I believe responding to ‘why RPL’ with ‘it is minted then systematically sold to boost rETH APR’ would not be a reassuring answer to that question.

Of course we are talking about small values and I do agree with @knoshua that there are more important things to spend time on.

I’m in favor of using staked RPL from poorly performing nodes to make whole rETH investors. There is little difference to my mind in using RPL collateral for that purpose than when the validator is slashed for poor performance. However given that this is a change to the current operating rules I concur that such a policy should be the subject of an RPIP and voted on accordingly.

In the meantime I do believe that highlighting poorly performing nodes using the statistics from rated.network could be a good way of bringing node performance to an NO’s attention when they may not otherwise be aware of the situation. In that way they at least cannot claim to know nothing about it.

Following that logic it makes sense to celebrate NO’s doing an excellent job perhaps by publishing a leaderboard on Rocketpool Explorer. I believe that if we have NO’s doing better than those of Lido or the so called professional NO’s then Rocketpool should highlight this as widely as possible.

This PR opportunity becomes invaluable when SAAS becomes available as RP needs all the tools at its disposal to show that we are not just a bunch of amateurs. Any institution wanting to invest with a RP based SAAS will do due diligence and approval may well rest on ticking the NO credibility box.

Finally in much the same way as the Rescue Node is being promulgated for emergency situations I would like to see its services extended to facilitate an NO being able to ask for (or have it strongly suggested to them) a check mechanism being available to help them optimise their node performance. Rocketpool’s overall performance on rated.network is not that good and I suspect that we need to improve our quality control if we are to avoid the non professional tag as a group.

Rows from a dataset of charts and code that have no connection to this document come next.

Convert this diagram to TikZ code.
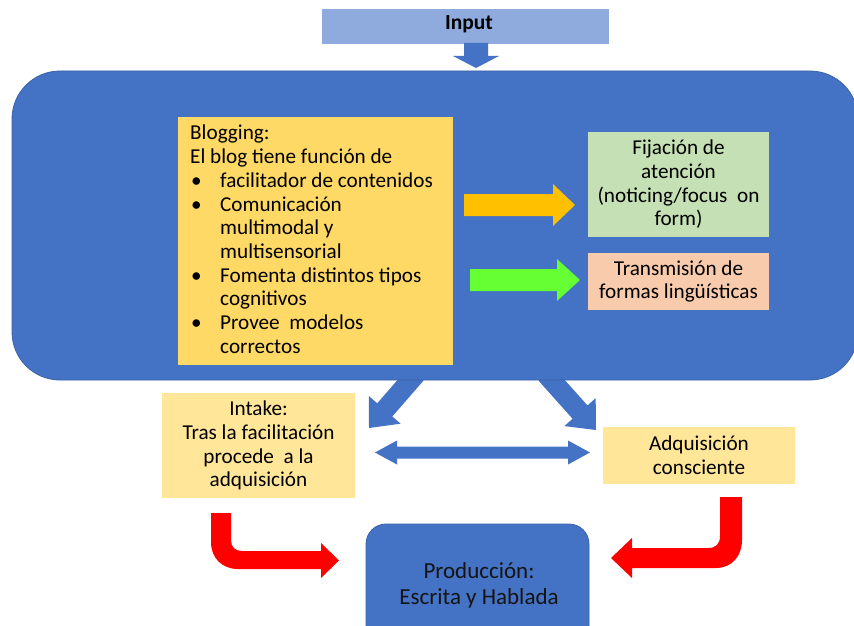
\documentclass[tikz,border=0pt]{standalone}
\usepackage{fontspec}
\setmainfont{Carlito}
\usetikzlibrary{calc}
\definecolor{pblue}{HTML}{4472C4}
\definecolor{pblueline}{HTML}{3A62AA}
\definecolor{inputblue}{HTML}{8FAADC}
\definecolor{gold}{HTML}{FFD966}
\definecolor{lightgold}{HTML}{FFE699}
\definecolor{lgreen}{HTML}{C5E0B4}
\definecolor{peach}{HTML}{F8CBAD}
\definecolor{orangearr}{HTML}{FFC000}
\definecolor{greenarr}{HTML}{66FF33}
\definecolor{redarr}{HTML}{FF0000}
\newcommand\barrow[6]{%
 \coordinate (bAtmp) at ($(#2)!#5!(#1)$);
 \fill[#6] ($(#1)!#3!90:(#2)$) -- ($(bAtmp)!#3!90:(#2)$) -- ($(bAtmp)!#4!90:(#2)$) -- (#2) -- ($(bAtmp)!#4!-90:(#2)$) -- ($(bAtmp)!#3!-90:(#2)$) -- ($(#1)!#3!-90:(#2)$) -- cycle;}
\newcommand\bul{\makebox[30pt][l]{\hspace{1pt}•}}
\newcommand\ind{\hspace*{30pt}}
\begin{document}
\begin{tikzpicture}[x=1pt,y=-1pt,
  every node/.style={font=\fontsize{21.2}{23.7}\selectfont, inner sep=0pt},
  box/.style={rectangle, draw=none, align=center},
]
\useasboundingbox (0,0) rectangle (854,626);
\fill[white] (0,0) rectangle (854,626);

% input
\node[box, fill=inputblue, minimum width=287, minimum height=35] (input) at (465.5,26.5) {};
\node[font=\fontsize{21.5}{24}\selectfont\bfseries] (inputtxt) at (469,24) {Input};
\coordinate (inA) at (476,43);
\coordinate (inB) at (476,68);
\barrow{inA}{inB}{12pt}{23pt}{12pt}{pblue}

% diagonal arrows (under the big panel)
\coordinate (dlA) at (416,374);
\coordinate (dlB) at (369,428);
\coordinate (drA) at (546,374);
\coordinate (drB) at (596,430);
\barrow{dlA}{dlB}{10pt}{21pt}{24pt}{pblue}
\barrow{drA}{drB}{10pt}{21pt}{24pt}{pblue}

% big panel
\node[box, fill=pblue, draw=pblueline, line width=0.8pt, rounded corners=48pt,
  minimum width=846, minimum height=309] (panel) at (435,225.5) {};

% blogging box
\node[box, fill=gold, minimum width=275, minimum height=248] (blog) at (315.5,241) {};
\node[anchor=north west, align=left] (blogtxt) at (190,125) {Blogging:\\
El blog tiene función de\\
\bul facilitador de contenidos\\
\bul Comunicación\\
\ind multimodal y\\
\ind multisensorial\\
\bul Fomenta distintos tipos\\
\ind cognitivos\\
\bul Provee\ \ modelos\\
\ind correctos};

% right boxes
\node[box, fill=lgreen, minimum width=181, minimum height=105] (fij) at (678.5,184.5)
  {Fijación de\\atención\\(noticing/focus\ \ on\\form)};
\node[box, fill=peach, minimum width=181, minimum height=57] (trans) at (678.5,281.5)
  {Transmisión de\\formas lingüísticas};

% arrows in panel
\coordinate (oA) at (464,205);
\coordinate (oB) at (575,205);
\barrow{oA}{oB}{11pt}{21pt}{22pt}{orangearr}
\coordinate (gA) at (470,280);
\coordinate (gB) at (580,280);
\barrow{gA}{gB}{11pt}{21pt}{23pt}{greenarr}

% lower boxes
\node[box, fill=lightgold, minimum width=193, minimum height=105] (intake) at (258.5,445.5)
  {Intake:\\Tras la facilitación\\procede\ \ a la\\adquisición};
\node[box, fill=lightgold, minimum width=192, minimum height=57] (adq) at (699,455.5)
  {Adquisición\\consciente};

% double arrow
\coordinate (hL) at (375,452.5);
\coordinate (hR) at (590,452.5);
\fill[pblue] (hL) -- ($(hL)+(22,-12)$) -- ($(hL)+(22,-6)$) -- ($(hR)+(-22,-6)$)
  -- ($(hR)+(-22,-12)$) -- (hR) -- ($(hR)+(-22,12)$) -- ($(hR)+(-22,6)$)
  -- ($(hL)+(22,6)$) -- ($(hL)+(22,12)$) -- cycle;

% production box
\node[box, fill=pblue, draw=pblueline, line width=0.8pt, rounded corners=20pt,
  minimum width=223, minimum height=130] (prod) at (477.5,589) {};
\node[align=center, font=\fontsize{23}{26}\selectfont, text=black!92] (prodtxt) at (479,585)
  {Producción:\\Escrita y Hablada};

% red bent arrows
\fill[redarr] (211,513) -- (231,513) -- (231,540)
  .. controls (231,547) and (235,551) .. (242,551) -- (321,551) -- (321,543)
  -- (339,560.5) -- (321,578) -- (321,569) -- (238,569)
  .. controls (222,569) and (211,558) .. (211,542) -- cycle;
\fill[redarr] (720,497) -- (742,497) -- (742,540)
  .. controls (742,556) and (732,568) .. (716,568) -- (632,568) -- (632,578)
  -- (611,558) -- (632,538) -- (632,548) -- (708,548)
  .. controls (716,548) and (720,544) .. (720,536) -- cycle;
\end{tikzpicture}
\end{document}
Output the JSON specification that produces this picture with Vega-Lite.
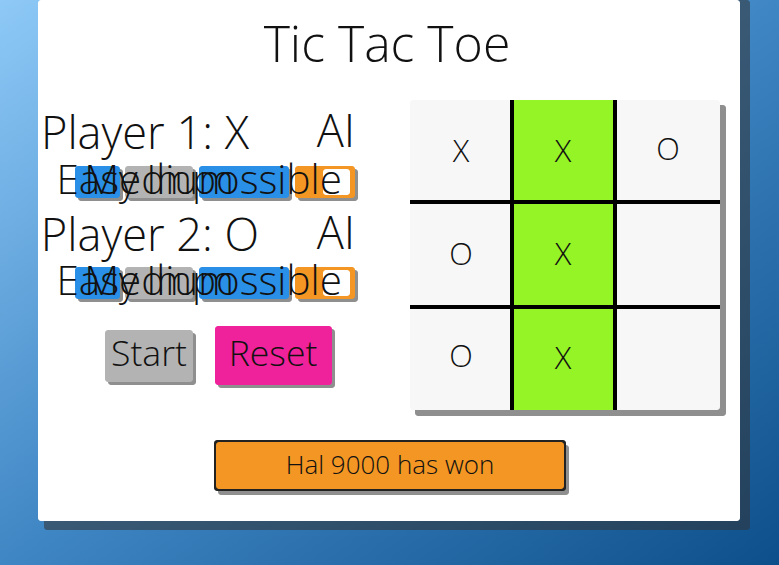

Ok, there has been a pretty significant amount of feedback on this proposal. What I have gathered is the following.

Parts that do not seem controversial, which people either agree with or haven’t commented on:

  • Switch from node-based rewards to minipool-based rewards
  • Prorate RPL rewards for minipools based on their activation time and their exit time (i.e., an exited minipool will no longer earn RPL rewards)

More complex ideas that have generated some debate:

  • Prorating RPL rewards based on node performance
  • Who ends up getting the RPL taken from poorly performing node operators
    • In the case of being given to rETH holders, the mechanism for getting it there
  • Whether or not there should be a “grace window” where anything above 90% effectiveness gets full rewards, and what the value of that window should be
  • Alternative methods for incentivizing good node operators
  • Notification systems in the Smartnode
  • The development costs associated with all of the above

I do think it’s important to sunset RPL rewards for exited validators prior to Capella, because I don’t want people sitting on exited validators and collecting RPL with the ability to withdraw at any point since they’re exited already. Now that the watchtower is responsible for distributing RPL instead of the smart contracts, this logic needs to be incorporated into the rewards spec for it to apply.

With that in mind, what makes sense to me is to fork this discussion into two things: a “short term” iteration which does the first two things and targets the original date of Interval 6 (February 22), and then a much larger, longer discussion around the latter points involving an RPIP and number crunching and analysis and stuff.

How do you guys feel about that plan?